I had the good fortune to look at my calendar this morning and see that I had zero scheduled commitments for the day. I generally try to keep my schedule light, but it’s rare to have a weekday where nothing is scheduled. I tweeted my excitement, and my friend Harper replied asking me how I did it. I thought it was a red herring at first, but looking through my schedule over the past six months I realize I’ve done a better job managing my time.
I thought it’d be helpful to make a list of changes that have helped me better manage my time. Maybe these will help you too.
1. Don’t respond to every email
As a startup founder, here’s an example of an email I frequently receive:
Email #1: “Hi Jeff, I run X software development firm that helps companies likes your supplement their team with additional resources. We specialize in Ruby, Python, Java, and .Net development and are available immediately for your most challenging projects.”
Email #2: “Hi Jeff, I haven’t heard back from you. Just wanted to send a reminder that I run X…”

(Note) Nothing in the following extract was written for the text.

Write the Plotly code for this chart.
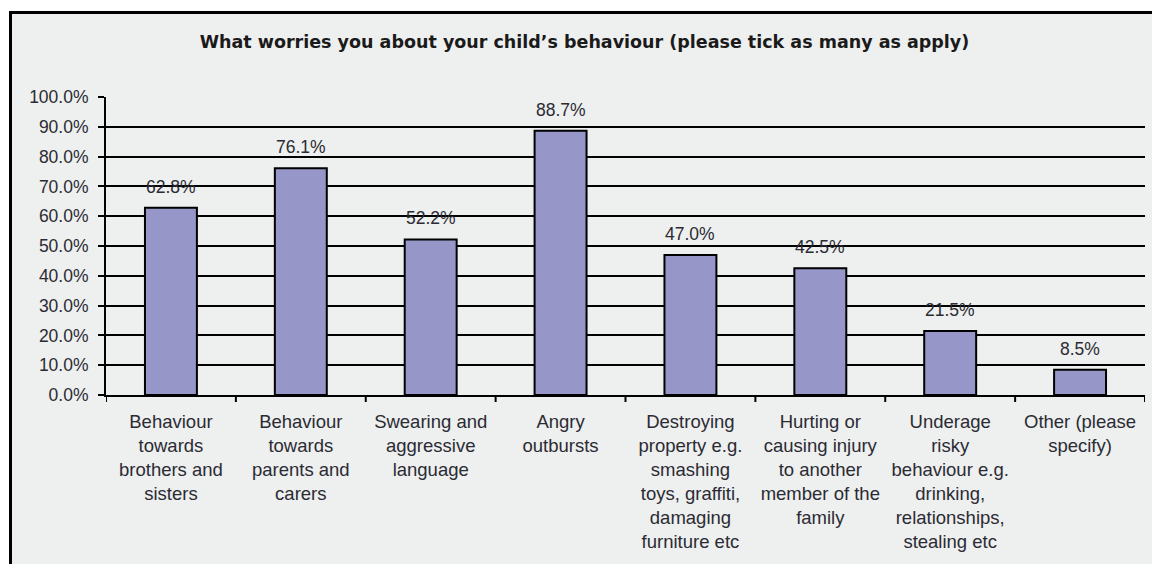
import plotly.graph_objects as go

# Survey responses: share of parents ticking each concern
categories = [
    "Behaviour<br>towards<br>brothers and<br>sisters",
    "Behaviour<br>towards<br>parents and<br>carers",
    "Swearing and<br>aggressive<br>language",
    "Angry<br>outbursts",
    "Destroying<br>property e.g.<br>smashing<br>toys, graffiti,<br>damaging<br>furniture etc",
    "Hurting or<br>causing injury<br>to another<br>member of the<br>family",
    "Underage<br>risky<br>behaviour e.g.<br>drinking,<br>relationships,<br>stealing etc",
    "Other (please<br>specify)",
]
percent = [62.8, 76.1, 52.2, 88.7, 47.0, 42.5, 21.5, 8.5]
y_ticks = [0, 10, 20, 30, 40, 50, 60, 70, 80, 90, 100]

W, H = 1152, 564
ML, MR, MT, MB = 106, 7, 97, 169
PW, PH = W - ML - MR, H - MT - MB

TEXT = "#2b2b33"
FONT = "Liberation Sans, Arial, sans-serif"

x_idx = list(range(len(categories)))

fig = go.Figure(
    go.Bar(
        x=x_idx,
        y=percent,
        width=0.4,
        marker=dict(color="#9696c9", line=dict(color="black", width=2)),
        hoverinfo="skip",
    )
)

# value labels above each bar
for i, v in zip(x_idx, percent):
    fig.add_annotation(
        x=i, y=v, text=f"{v:.1f}%", showarrow=False,
        yanchor="bottom", yshift=9,
        font=dict(family=FONT, size=17.5, color=TEXT),
    )

# outer chart frame (paper coordinates relative to plot area)
def px_x(p):
    return (p - ML) / PW

def px_y(p):
    return 1 - (p - MT) / PH

fig.add_shape(
    type="rect", xref="paper", yref="paper", layer="below",
    x0=px_x(10.5), x1=px_x(1200), y0=px_y(600), y1=px_y(12.5),
    line=dict(color="black", width=3), fillcolor="#eeefef",
)

fig.update_layout(
    width=W, height=H,
    margin=dict(l=ML, r=MR, t=MT, b=MB),
    paper_bgcolor="white",
    plot_bgcolor="rgba(0,0,0,0)",
    showlegend=False,
    bargap=0.6,
    title=dict(
        text="<b>What worries you about your child\u2019s behaviour (please tick as many as apply)</b>",
        x=584.5 / W, xanchor="center", xref="container",
        y=1 - 42 / H, yanchor="middle", yref="container",
        font=dict(family="DejaVu Sans, Verdana, sans-serif", size=17.5, color="#1a1a1a"),
    ),
    xaxis=dict(
        type="linear",
        range=[-0.5, len(categories) - 0.5],
        tickmode="array",
        tickvals=x_idx,
        ticktext=categories,
        ticks="", showgrid=False,
        showline=True, linecolor="black", linewidth=2,
        tickfont=dict(family=FONT, size=18.5, color=TEXT),
        ticklabelstandoff=9,
        zeroline=False,
    ),
    yaxis=dict(
        range=[0, 100],
        tickmode="array",
        tickvals=y_ticks,
        ticktext=[f"{t:.1f}%" for t in y_ticks],
        ticks="outside", ticklen=6, tickwidth=2, tickcolor="black",
        showgrid=True, gridcolor="black", gridwidth=2,
        showline=True, linecolor="black", linewidth=2,
        zeroline=False,
        tickfont=dict(family=FONT, size=17.5, color=TEXT),
        ticklabelstandoff=6,
    ),
)

# category boundary ticks below the x axis
for b in [i - 0.5 for i in range(len(categories) + 1)]:
    fig.add_shape(
        type="line", xref="x", yref="paper",
        x0=b, x1=b, y0=0, y1=-7 / PH,
        line=dict(color="black", width=2),
    )

fig.write_html("out.html")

Email #3: “Jeff, I haven’t heard from you. Your response is requested. Please let me know your thoughts.”
I use to respond to that first email to thank the person for contacting me and and let them know we didn’t need their services. 100% of the time this led to more email.
Lesson learned - don’t respond to email that is a waste of your time.
2. Clear up the clutter
On that topic, you no doubt receive a lot of email. When going through it, take action as quickly as possible. If there’s no action to take, delete it. If you need a copy for your records, archive it. If a response is required, provide a brief response. Take action and take it quickly. Using a tool like The Email Game makes this even easier.
Of course this behavior applies to more than just email. If you manage projects, move these to a tool like Trello. If you need to manage and collaborate with clients on a project, move it to a tool like Basecamp.
You need to break things up into chunks of effort and move them to the right system for processing.
3. Reduce your commitments
At some point you realize the unfortunate paradox that time has an inelastic supply, while you do not. The solution here is to simply commit to less. I prioritize my time around my family, my business and my health. By no means am I perfect at time management, but I make it a point to spend the bulk of my time on the three things above and cut everything else out. This means saying no to grabbing beers after work, and yes to heading out for a morning ride.
Be judicious with your time and prioritize wisely.